Ireland described his own position as "nationalist, and in the deepest sense, liberal."

== Irish Senator ==
In 1948, he was nominated to the Seanad Éireann in Dublin by the Taoiseach John A. Costello. Together with another Ulsterman, Patrick McCartan, his name had been put forward by the Minister of External Affairs, Clann na Poblachta leader Seán MacBride. Denis Ireland was not the first Northern Ireland Protestant to serve in the Oireachtas (Ernest Blythe had been a minister in successive Free State cabinets) but he was the first member to be a Northern-Ireland resident. MacBride's mother, Maud Gonne, had also embraced Douglas's ideas. In 1932 she had been a founder member in Dublin of the Financial Freedom Federation, renamed the Social Credit Party 1935. It had had no electoral impact.

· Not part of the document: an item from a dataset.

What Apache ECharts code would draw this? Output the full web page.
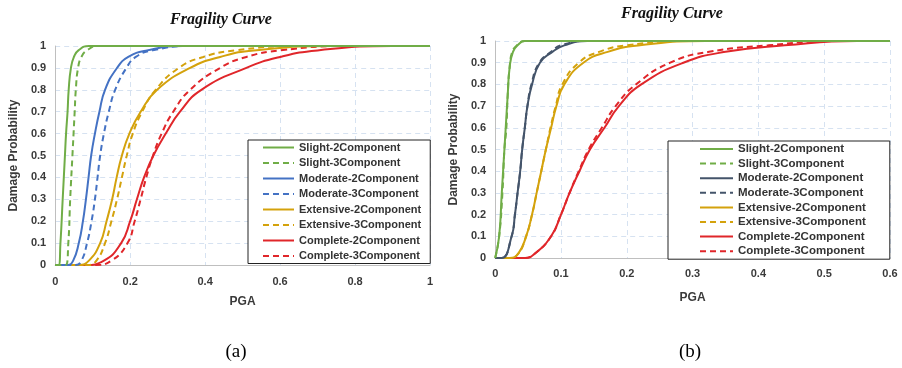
<!DOCTYPE html>
<html>
<head>
<meta charset="utf-8">
<script src="https://cdn.jsdelivr.net/npm/echarts@6/dist/echarts.min.js"></script>
<style>
  body { margin: 0; background: #fff; }
  #wrap { position: relative; width: 902px; height: 368px; }
  .chart { position: absolute; top: 0; height: 368px; }
  #chartA { left: 0; width: 450px; }
  #chartB { left: 440px; width: 462px; }
</style>
</head>
<body>
<div id="wrap">
  <div id="chartA" class="chart"></div>
  <div id="chartB" class="chart"></div>
</div>
<script>
// legend names, same order in both panels
const names = [
  'Slight-2Component', 'Slight-3Component',
  'Moderate-2Component', 'Moderate-3Component',
  'Extensive-2Component', 'Extensive-3Component',
  'Complete-2Component', 'Complete-3Component'
];

// (a) points: [PGA, probability]
const aSlight2 = [[0,0],[0.009,0],[0.014,0.1],[0.02,0.3],[0.026,0.5],[0.029,0.6],[0.033,0.7],[0.036,0.8],[0.042,0.9],[0.05,0.95],[0.062,0.98],[0.09,1],[1,1]];
const aSlight3 = [[0,0],[0.028,0],[0.035,0.1],[0.04,0.3],[0.046,0.5],[0.049,0.6],[0.052,0.7],[0.055,0.8],[0.061,0.9],[0.07,0.95],[0.085,0.98],[0.115,1],[1,1]];
const aModerate2 = [[0,0],[0.033,0],[0.048,0.02],[0.063,0.1],[0.074,0.2],[0.082,0.3],[0.089,0.4],[0.096,0.5],[0.106,0.6],[0.118,0.7],[0.133,0.8],[0.165,0.9],[0.195,0.95],[0.245,0.98],[0.34,1],[1,1]];
const aModerate3 = [[0,0],[0.055,0],[0.07,0.02],[0.085,0.1],[0.097,0.2],[0.106,0.3],[0.113,0.4],[0.12,0.5],[0.13,0.6],[0.143,0.7],[0.16,0.8],[0.19,0.9],[0.215,0.95],[0.26,0.98],[0.36,1],[1,1]];
const aExtensive2 = [[0,0],[0.063,0],[0.09,0.02],[0.12,0.1],[0.137,0.2],[0.152,0.3],[0.164,0.4],[0.178,0.5],[0.198,0.6],[0.228,0.7],[0.272,0.8],[0.36,0.9],[0.44,0.95],[0.53,0.98],[0.75,1],[1,1]];
const aExtensive3 = [[0,0],[0.089,0],[0.11,0.02],[0.133,0.1],[0.15,0.2],[0.165,0.3],[0.178,0.4],[0.191,0.5],[0.207,0.6],[0.232,0.7],[0.268,0.8],[0.33,0.9],[0.395,0.95],[0.48,0.98],[0.65,1],[1,1]];
const aComplete2 = [[0,0],[0.08,0],[0.13,0.02],[0.176,0.1],[0.2,0.2],[0.218,0.3],[0.237,0.4],[0.262,0.5],[0.295,0.6],[0.333,0.7],[0.39,0.8],[0.51,0.9],[0.6,0.95],[0.7,0.98],[0.9,1],[1,1]];
const aComplete3 = [[0,0],[0.107,0],[0.15,0.02],[0.193,0.1],[0.212,0.2],[0.228,0.3],[0.243,0.4],[0.261,0.5],[0.284,0.6],[0.315,0.7],[0.36,0.8],[0.44,0.9],[0.51,0.95],[0.6,0.98],[0.78,1],[1,1]];

// (b)
const bSlight2 = [[0,0],[0.006,0.1],[0.01,0.3],[0.014,0.5],[0.016,0.6],[0.019,0.75],[0.022,0.88],[0.027,0.95],[0.034,0.98],[0.045,1],[0.6,1]];
const bSlight3 = [[0,0],[0.006,0.1],[0.011,0.3],[0.014,0.5],[0.017,0.6],[0.019,0.75],[0.022,0.88],[0.026,0.95],[0.033,0.98],[0.045,1],[0.6,1]];
const bModerate2 = [[0,0],[0.01,0],[0.025,0.1],[0.03,0.2],[0.034,0.3],[0.038,0.4],[0.041,0.5],[0.045,0.6],[0.049,0.7],[0.056,0.8],[0.068,0.9],[0.087,0.95],[0.105,0.98],[0.14,1],[0.6,1]];
const bModerate3 = [[0,0],[0.01,0],[0.025,0.1],[0.03,0.2],[0.034,0.3],[0.038,0.4],[0.041,0.5],[0.045,0.6],[0.049,0.7],[0.055,0.8],[0.067,0.9],[0.085,0.95],[0.1,0.98],[0.14,1],[0.6,1]];
const bExtensive2 = [[0,0],[0.022,0],[0.035,0.02],[0.047,0.1],[0.056,0.2],[0.063,0.3],[0.07,0.4],[0.077,0.5],[0.085,0.6],[0.093,0.7],[0.105,0.8],[0.134,0.9],[0.171,0.95],[0.22,0.98],[0.32,1],[0.6,1]];
const bExtensive3 = [[0,0],[0.022,0],[0.035,0.02],[0.047,0.1],[0.056,0.2],[0.063,0.3],[0.07,0.4],[0.077,0.5],[0.084,0.6],[0.092,0.7],[0.102,0.8],[0.127,0.9],[0.158,0.95],[0.2,0.98],[0.29,1],[0.6,1]];
const bComplete2 = [[0,0],[0.045,0],[0.06,0.02],[0.085,0.1],[0.1,0.2],[0.113,0.3],[0.128,0.4],[0.144,0.5],[0.166,0.6],[0.188,0.7],[0.222,0.8],[0.286,0.9],[0.35,0.95],[0.44,0.98],[0.55,1],[0.6,1]];
const bComplete3 = [[0,0],[0.045,0],[0.06,0.02],[0.085,0.1],[0.1,0.2],[0.113,0.3],[0.127,0.4],[0.142,0.5],[0.162,0.6],[0.183,0.7],[0.214,0.8],[0.266,0.9],[0.325,0.95],[0.415,0.98],[0.52,1],[0.6,1]];

const xMaxA = 1, xStepA = 0.2;
const xMaxB = 0.6, xStepB = 0.1;
const yStep = 0.1;

const colorsA = ['#70AD47', '#70AD47', '#4472C4', '#4472C4', '#D4A20C', '#D4A20C', '#E0262A', '#E0262A'];
const colorsB = ['#70AD47', '#70AD47', '#44546A', '#44546A', '#D4A20C', '#D4A20C', '#E0262A', '#E0262A'];

const gridColor = '#D6E2F1';
const labelFont = { fontFamily: 'Liberation Sans', fontWeight: 'bold', fontSize: 11, color: '#3a3a3a' };

function makeSeries (datas, colors) {
  return datas.map((d, i) => ({
    name: names[i],
    type: 'line',
    data: d,
    symbol: 'none',
    showSymbol: false,
    smooth: 0.5,
    z: 10 - i,
    itemStyle: { color: colors[i] },
    lineStyle: { color: colors[i], width: 2, type: i % 2 ? [6, 4] : 'solid' }
  }))
}

function makeOption (cfg) {
  return {
    animation: false,
    grid: cfg.grid,
    graphic: [
      {
        type: 'text', x: cfg.titleX, y: cfg.titleY,
        style: { text: 'Fragility Curve', textAlign: 'center', textVerticalAlign: 'middle',
          font: 'italic bold 16px "Liberation Serif"', fill: '#111' }
      },
      {
        type: 'text', x: cfg.tagX, y: 352,
        style: { text: cfg.tag, textAlign: 'center', textVerticalAlign: 'middle',
          font: '19px "Liberation Serif"', fill: '#000' }
      }
    ],
    legend: {
      orient: 'vertical',
      left: cfg.legend.left,
      top: cfg.legend.top,
      itemWidth: cfg.legend.itemWidth,
      itemHeight: 12,
      itemGap: cfg.legend.itemGap,
      padding: cfg.legend.padding,
      borderColor: '#222',
      borderWidth: 1,
      backgroundColor: '#fff',
      // hide the marker dot, keep only the line sample
      itemStyle: { opacity: 0 },
      textStyle: Object.assign({}, labelFont, { fontSize: cfg.legend.fontSize, color: '#333' }),
      data: names
    },
    xAxis: {
      type: 'value',
      min: 0,
      max: cfg.xMax,
      interval: cfg.xStep,
      name: 'PGA',
      nameLocation: 'middle',
      nameGap: cfg.xNameGap,
      nameTextStyle: Object.assign({}, labelFont, { fontSize: 12 }),
      axisLine: { lineStyle: { color: '#BFBFBF', width: 1 } },
      axisTick: { show: false },
      axisLabel: Object.assign({ margin: cfg.xLabelMargin }, labelFont),
      splitLine: { show: true, lineStyle: { color: gridColor, type: [5, 4] } }
    },
    yAxis: {
      type: 'value',
      min: 0,
      max: 1,
      interval: yStep,
      name: 'Damage Probability',
      nameLocation: 'middle',
      nameGap: cfg.yNameGap,
      nameTextStyle: Object.assign({}, labelFont, { fontSize: 12 }),
      axisLine: { show: true, lineStyle: { color: '#BFBFBF', width: 1 } },
      axisTick: { show: false },
      axisLabel: Object.assign({ margin: 9 }, labelFont),
      splitLine: { show: true, lineStyle: { color: gridColor, type: [5, 4] } }
    },
    series: makeSeries(cfg.datas, cfg.colors)
  }
}

const chartA = echarts.init(document.getElementById('chartA'));
chartA.setOption(makeOption({
  grid: { left: 46, top: 46, width: 384, height: 219 },
  titleX: 221, titleY: 20, tag: '(a)', tagX: 236,
  xMax: xMaxA, xStep: xStepA, xNameGap: 31, xLabelMargin: 11, yNameGap: 34,
  legend: { left: 248, top: 140, itemWidth: 31, itemGap: 4.5, padding: [2, 9, 2, 14], fontSize: 11 },
  datas: [aSlight2, aSlight3, aModerate2, aModerate3, aExtensive2, aExtensive3, aComplete2, aComplete3],
  colors: colorsA
}));

const chartB = echarts.init(document.getElementById('chartB'));
chartB.setOption(makeOption({
  grid: { left: 48, top: 41, width: 402, height: 217 },
  titleX: 232, titleY: 14, tag: '(b)', tagX: 250,
  xMax: xMaxB, xStep: xStepB, xNameGap: 34, xLabelMargin: 10, yNameGap: 35,
  legend: { left: 228, top: 141, itemWidth: 33, itemGap: 2.6, padding: [2, 24, 2, 31], fontSize: 11.5 },
  datas: [bSlight2, bSlight3, bModerate2, bModerate3, bExtensive2, bExtensive3, bComplete2, bComplete3],
  colors: colorsB
}));
</script>
</body>
</html>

While a Senator (1948–1951), Ireland was Irish representative to the Council of Europe. On the council, he supported MacBride in the leading role he was to play in securing ratification of the European Convention on Human Rights, (as well in his inevitable attempt to raise with Britain's European partners "the Irish question"). However, while he participated on the council, Ireland disclaimed being that "type of 'progressive' calling himself as 'internationalist,'" and still less as a proponent of federal union--"the curious belief that a problem is solved by enlarging it." Such faith as he might have had in international institutions he suggests was lost "in the interval between Acts One and Two of the World War" in that "Grand Palace of Illusion," The League of Nations.

== Linen-Hall circle==
From the thirties Ireland was one of a set of Linen Hall Library members who would repair regularly to Campbell's Cafe. Since its foundation in 1792 as the Belfast Society for Promoting Knowledge, membership of the library was "de rigueur for lay scholars and apprentice artists in the city." The regulars, at various points, included writers John Boyd, Sam Hanna Bell and Richard Rowley, actors Joseph Tomelty, Jack Loudon and J. G. Devlin, poets John Hewitt and Robert Greacen, artists Padraic Woods, Gerald Dillon, and William Conor and (an outspoken opponent of sectarianism) the Rev. Arthur Agnew. The ebullient atmosphere the circle created was a backdrop the appearance of Campbell's Cafe in Brian Moore's wartime Bildungsroman, The Emperor of Ice-Cream.

== Listening to rifle fire from the Falls Road ==
From his home in "tree-embowered" South Belfast ("faubourg Malone"), Ireland lived to witness the onset of the Northern Ireland Troubles. Listening in 1972 to intermittent rifle-fire from the Falls Road in republican West Belfast, he wrote:
"[t]he shots did not begin in Belfast; they reached Belfast from the background of Irish history, all the way back to the battle of Kinsale. . . . Light had been thrown on that subject in a conversation in a Dublin cafe when a friend --a one-time Gaelic speaker from Connemara-- told me what his grandmother said to him about Irish politics, presumably in Irish. 'In Ireland the extreme party is always right.' A bitter verdict."

==List of works==
- 1930 – An Ulster Protestant Looks At His World: A Critical Commentary on Contemporary Irish Politics (Belfast: Dorman & Co.), 86pp.
- 1931 – Ulster to-day and to-morrow, her part in a Gaelic civilization: a study in political re-evolution (London: Hogarth Press)
- 1935 – Portraits and Sketches (Belfast: Vortex Press). 103pp.
- 1936 – Theobald Wolfe Tone: Patriot Adventurer (extracts from the memoirs and journals of Wolfe Tone, selected and arranged with a connective narrative) (London: Rich & Cowan) 144pp.
- 1936 – From the Irish Shore: Notes on My Life and Times (London Rich & Cowan), 244pp.
- 1939 – Statutes Round the City Hall (London: Cresset Press), 298pp.
- 1941 – Éamon de Valera Doesn't See it Through: A Study of Irish Politics in the Machine Age (Cork: Forum Press), 62pp.
- 1944 – The Age of Unreason: A Short History of Democracy in Our Times (Dublin: Corrigan & Wilson), 34pp.
- 1945 – Letters from Ireland (Belfast: Ulster Union Club)
- 1947 – Six Counties in Search of a Nation, Essays and Letters on Partition 1942-1946 (Belfast: Irish News), 108pp.
- 1950 – Red Brick City and Its Dramatist: A Note on St. John Ervine, in Envoy, 1 (March), pp. 59–67
- 1952 – (with Niall Ó Dónaill) Cathair phrotastúnach [Protestant City], (Dublin: Coisceim 1996)
- 1973 – From the Jungle of Belfast: Footnotes to History 1904-1972 (Belfast: Blackstaff), 175pp.

Ireland attempted at least one work of fiction: Geda and George C. Marroo (Belfast: Vortex [1935]), 103pp.